10月2日、体調が良かったので、知人の個展を含めて4つの展覧会を廻ってきた。最初は日本橋三越本店で開催中の「西房浩二個展」(6日まで)。図録を送ったり送られたりでお互いに最近の作品まで知ってはいたが、会うのはかなり久しぶり。最後に会った時でも、たぶん私の髪はまだフサフサだったはずだから、現在のわたしを見ても分からないかも知れないと思っていたが覚えてくれていたのは、さすが画家ですね。羨ましいことに彼はほとんど変わらず、万年青年のまま。水辺の風景が得意な西房氏だが、あえてこの絵を紹介する。
この、一見バラバラに点在するモチーフ。それをこうも絶妙にトリミングすること自体驚嘆しますが、それをいかにも「見たまんま描いただけよ」風に描き切っているところが本当はすごいところ。「そのまんま」なんてあるわけないんですよ、実際は。作者がいて、切り取って見せることで、はじめて「見たまんまの=実景」に見えるんです。長閑な、古き良きヨーロッパに行ってきたような気になりますよね―心地よく作者の魔法にかかってくださいね-。
そのあと上野に回り、東京都美術館で「ゴッホ展」を見ました。

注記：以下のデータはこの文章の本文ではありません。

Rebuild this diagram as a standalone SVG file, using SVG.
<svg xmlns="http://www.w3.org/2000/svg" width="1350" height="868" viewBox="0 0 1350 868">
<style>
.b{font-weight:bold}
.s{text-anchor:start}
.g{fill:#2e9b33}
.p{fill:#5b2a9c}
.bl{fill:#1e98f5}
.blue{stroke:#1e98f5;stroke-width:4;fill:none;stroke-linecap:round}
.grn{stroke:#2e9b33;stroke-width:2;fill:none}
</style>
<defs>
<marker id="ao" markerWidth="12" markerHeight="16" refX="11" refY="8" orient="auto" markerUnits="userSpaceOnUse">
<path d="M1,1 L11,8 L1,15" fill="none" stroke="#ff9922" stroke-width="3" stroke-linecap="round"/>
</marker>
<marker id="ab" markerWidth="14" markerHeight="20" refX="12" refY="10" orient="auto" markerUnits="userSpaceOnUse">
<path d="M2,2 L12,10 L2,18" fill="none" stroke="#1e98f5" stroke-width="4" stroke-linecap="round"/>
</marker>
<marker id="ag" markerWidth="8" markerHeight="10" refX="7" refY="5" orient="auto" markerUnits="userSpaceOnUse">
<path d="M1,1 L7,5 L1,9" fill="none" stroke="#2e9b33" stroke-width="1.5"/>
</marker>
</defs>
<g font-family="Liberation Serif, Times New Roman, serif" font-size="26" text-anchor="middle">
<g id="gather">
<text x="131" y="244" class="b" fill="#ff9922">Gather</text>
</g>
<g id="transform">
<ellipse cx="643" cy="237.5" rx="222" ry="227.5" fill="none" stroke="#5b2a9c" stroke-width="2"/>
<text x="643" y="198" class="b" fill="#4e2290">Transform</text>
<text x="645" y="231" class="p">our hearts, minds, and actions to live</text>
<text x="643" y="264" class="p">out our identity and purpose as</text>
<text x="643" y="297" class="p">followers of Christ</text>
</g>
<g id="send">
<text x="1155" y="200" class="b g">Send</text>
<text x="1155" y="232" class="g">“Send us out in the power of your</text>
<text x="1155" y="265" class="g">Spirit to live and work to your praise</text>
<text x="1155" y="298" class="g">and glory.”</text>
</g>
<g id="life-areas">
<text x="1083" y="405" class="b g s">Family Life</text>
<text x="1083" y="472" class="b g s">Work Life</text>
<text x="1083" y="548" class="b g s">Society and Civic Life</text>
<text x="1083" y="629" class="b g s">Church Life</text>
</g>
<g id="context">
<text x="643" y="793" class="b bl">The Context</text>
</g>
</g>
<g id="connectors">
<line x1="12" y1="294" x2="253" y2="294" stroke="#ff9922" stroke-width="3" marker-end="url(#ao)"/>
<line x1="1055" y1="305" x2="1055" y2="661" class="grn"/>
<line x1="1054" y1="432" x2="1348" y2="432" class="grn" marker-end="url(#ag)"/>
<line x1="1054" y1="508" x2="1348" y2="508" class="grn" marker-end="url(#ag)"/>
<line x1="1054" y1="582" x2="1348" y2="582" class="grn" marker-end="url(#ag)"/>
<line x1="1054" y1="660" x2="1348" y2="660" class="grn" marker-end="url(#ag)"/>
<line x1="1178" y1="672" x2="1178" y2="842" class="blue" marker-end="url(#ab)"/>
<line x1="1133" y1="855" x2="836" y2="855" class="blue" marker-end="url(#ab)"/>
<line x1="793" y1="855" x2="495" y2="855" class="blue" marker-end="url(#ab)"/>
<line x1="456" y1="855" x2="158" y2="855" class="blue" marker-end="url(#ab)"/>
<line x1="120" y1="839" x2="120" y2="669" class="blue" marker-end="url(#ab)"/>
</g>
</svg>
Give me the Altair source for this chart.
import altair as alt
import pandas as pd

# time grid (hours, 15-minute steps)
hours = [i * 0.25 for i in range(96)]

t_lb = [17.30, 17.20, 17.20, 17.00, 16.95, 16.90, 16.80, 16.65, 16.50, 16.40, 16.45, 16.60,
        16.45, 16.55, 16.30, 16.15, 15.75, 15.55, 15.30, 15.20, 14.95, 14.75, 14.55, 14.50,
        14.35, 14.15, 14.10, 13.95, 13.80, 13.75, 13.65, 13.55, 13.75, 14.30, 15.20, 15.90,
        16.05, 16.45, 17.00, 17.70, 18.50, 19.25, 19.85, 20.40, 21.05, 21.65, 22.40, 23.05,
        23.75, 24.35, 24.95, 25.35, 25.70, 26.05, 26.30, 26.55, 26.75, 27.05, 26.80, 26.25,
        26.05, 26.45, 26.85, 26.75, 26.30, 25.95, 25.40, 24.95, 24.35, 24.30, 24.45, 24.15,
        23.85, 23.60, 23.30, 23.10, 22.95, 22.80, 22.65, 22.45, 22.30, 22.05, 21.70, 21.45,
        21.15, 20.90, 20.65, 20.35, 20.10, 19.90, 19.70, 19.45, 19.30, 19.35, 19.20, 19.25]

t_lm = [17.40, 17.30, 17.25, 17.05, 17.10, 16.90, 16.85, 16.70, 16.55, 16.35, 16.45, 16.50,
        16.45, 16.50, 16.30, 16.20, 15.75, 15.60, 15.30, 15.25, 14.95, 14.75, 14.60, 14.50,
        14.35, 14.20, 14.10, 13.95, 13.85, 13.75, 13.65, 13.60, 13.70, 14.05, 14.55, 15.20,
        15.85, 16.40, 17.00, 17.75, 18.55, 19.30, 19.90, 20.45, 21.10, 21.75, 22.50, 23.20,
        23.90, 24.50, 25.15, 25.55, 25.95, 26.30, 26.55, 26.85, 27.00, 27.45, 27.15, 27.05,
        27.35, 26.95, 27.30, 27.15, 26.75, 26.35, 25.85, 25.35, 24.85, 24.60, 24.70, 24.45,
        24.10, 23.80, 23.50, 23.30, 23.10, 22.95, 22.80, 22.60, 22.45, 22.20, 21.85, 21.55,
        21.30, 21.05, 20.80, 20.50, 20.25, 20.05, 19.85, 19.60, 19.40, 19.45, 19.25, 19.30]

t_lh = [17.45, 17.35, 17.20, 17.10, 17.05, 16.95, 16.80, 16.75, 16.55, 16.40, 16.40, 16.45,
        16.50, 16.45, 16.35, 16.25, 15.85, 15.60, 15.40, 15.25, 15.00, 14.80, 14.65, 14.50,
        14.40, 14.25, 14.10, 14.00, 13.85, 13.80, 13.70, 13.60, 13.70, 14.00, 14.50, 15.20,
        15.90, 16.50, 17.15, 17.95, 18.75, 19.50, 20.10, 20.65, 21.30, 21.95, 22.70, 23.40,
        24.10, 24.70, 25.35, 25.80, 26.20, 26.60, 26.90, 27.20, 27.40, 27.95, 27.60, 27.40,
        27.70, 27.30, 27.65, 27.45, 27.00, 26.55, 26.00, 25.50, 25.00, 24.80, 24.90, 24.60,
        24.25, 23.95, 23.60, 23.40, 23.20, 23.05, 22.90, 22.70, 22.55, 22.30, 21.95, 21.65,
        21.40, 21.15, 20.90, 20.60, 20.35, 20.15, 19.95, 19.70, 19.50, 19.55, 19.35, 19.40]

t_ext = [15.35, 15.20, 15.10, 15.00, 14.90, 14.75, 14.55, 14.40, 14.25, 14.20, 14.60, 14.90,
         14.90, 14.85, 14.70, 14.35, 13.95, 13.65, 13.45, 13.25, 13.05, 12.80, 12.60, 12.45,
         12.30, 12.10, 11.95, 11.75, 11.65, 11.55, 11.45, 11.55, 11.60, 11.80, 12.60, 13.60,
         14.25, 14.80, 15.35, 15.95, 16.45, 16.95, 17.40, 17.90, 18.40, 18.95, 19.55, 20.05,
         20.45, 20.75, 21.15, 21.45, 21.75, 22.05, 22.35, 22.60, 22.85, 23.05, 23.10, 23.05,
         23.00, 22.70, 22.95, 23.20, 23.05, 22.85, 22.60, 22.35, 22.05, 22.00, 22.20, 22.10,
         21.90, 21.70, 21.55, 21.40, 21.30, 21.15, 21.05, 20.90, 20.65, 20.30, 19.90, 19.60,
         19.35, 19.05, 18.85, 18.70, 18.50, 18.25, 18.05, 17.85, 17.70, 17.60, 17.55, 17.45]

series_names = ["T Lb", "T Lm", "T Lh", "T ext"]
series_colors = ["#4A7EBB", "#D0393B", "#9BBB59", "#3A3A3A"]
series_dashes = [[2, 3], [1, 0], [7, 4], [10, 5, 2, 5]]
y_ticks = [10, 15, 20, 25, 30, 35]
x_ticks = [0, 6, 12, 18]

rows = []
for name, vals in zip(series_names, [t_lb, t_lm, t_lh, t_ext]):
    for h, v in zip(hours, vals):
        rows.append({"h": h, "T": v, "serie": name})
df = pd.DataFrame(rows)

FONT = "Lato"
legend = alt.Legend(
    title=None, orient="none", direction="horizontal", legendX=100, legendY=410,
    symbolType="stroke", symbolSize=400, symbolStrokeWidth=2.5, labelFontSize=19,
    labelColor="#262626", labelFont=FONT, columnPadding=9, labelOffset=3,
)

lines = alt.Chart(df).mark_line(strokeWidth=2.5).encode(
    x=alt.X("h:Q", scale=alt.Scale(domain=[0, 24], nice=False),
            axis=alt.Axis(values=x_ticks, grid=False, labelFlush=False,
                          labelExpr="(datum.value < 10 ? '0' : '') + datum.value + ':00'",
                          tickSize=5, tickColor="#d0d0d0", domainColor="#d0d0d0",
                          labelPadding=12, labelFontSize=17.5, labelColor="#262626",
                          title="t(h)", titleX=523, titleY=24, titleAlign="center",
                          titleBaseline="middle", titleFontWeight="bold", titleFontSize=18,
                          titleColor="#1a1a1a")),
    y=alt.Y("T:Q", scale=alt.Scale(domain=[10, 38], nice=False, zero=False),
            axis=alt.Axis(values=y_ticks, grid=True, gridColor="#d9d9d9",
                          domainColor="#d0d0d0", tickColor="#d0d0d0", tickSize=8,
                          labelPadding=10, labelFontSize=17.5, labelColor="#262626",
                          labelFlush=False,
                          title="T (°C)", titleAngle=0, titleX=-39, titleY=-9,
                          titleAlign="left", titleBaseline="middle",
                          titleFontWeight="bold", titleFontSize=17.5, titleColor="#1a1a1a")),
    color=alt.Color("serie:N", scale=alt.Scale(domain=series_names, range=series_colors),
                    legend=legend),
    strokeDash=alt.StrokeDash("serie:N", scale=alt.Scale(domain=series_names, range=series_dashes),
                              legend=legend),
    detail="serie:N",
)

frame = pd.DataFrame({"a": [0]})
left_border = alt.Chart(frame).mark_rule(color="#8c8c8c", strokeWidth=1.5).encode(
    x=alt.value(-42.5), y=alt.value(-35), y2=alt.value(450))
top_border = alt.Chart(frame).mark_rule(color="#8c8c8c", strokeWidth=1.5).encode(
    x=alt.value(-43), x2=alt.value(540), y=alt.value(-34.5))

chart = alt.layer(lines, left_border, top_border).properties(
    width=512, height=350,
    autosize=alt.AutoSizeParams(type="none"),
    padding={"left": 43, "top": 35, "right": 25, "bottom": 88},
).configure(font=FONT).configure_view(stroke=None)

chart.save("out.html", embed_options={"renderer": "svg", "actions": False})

あとで見たらゴッホの「作品展」ではなく、ゴッホを巡る、弟テオとその妻ヨーとの「家族の関係」、ゴッホ作品と彼の周辺とのかかわり方がタイトルになってました。義理の妹ヨーの活躍は初めて知り、感銘を受けました。
おなじ上野公園内だし、国立博物館本館での「運慶」も見た。興福寺北円堂を再現した展示は一室7点だけのこじんまりしたものだったけれど、さすがに運慶はいつ見ても凄い。“運慶” は、確認されているものだけ3点。一緒に展示されている四天王像も「運慶(作)の可能性がある」と解説されていたけれど、やはり「工房」作かなとわたしは感じた。要するに運慶の「関与の程度」の話であり、完ぺきな作者を特定する方向性自体にも問題の一端はある。当時は「個性尊重」など無い時代であることをもっと考慮すべきだろう。Tau mas、運慶の指導下での制作らしく、迫力満点ではあった。会場は撮影禁止なので、そんな部分は残念ながらお見せ出来ません。絵画展などに比べると彫刻は見る人もずっと少ないけれど、逆にそれがじっくり鑑賞できるチャンス。「日本の誇り」って気持ちにもになりましたよ。
博物館からの帰り道を科学博物館よりに歩いたら、特別展「氷河期展」というのをやっていた。会期を見ると今月の13日までだというので、見ていくしかないじゃん!急ぎ足で見たので大した報告はできませんが、とりあえず「ネアンデルタール人」の写真をご覧くださいな。なんてカッコいいんでしょう!わたしならこのままの姿でニューヨークを闊歩したい!
下は、クロマニヨン人がトナカイの角(つの)に施したレリーフ(浮き彫)。“センス” というのは本当に時代・空間(時空)を超えるんだなーと感動しました。それが現代までちゃんと遺るという“奇跡” は、まさに作品が、それ自身の力によって成し遂げたこと。
“運慶” の力って、(貴方は「不特定多数」の人にとって誰なの?)に対する鏡を突き付ける人、孤独で独りよがりな「あなたを変える力を与える人=運慶」。だから「芸術家」なんですよ、運慶は。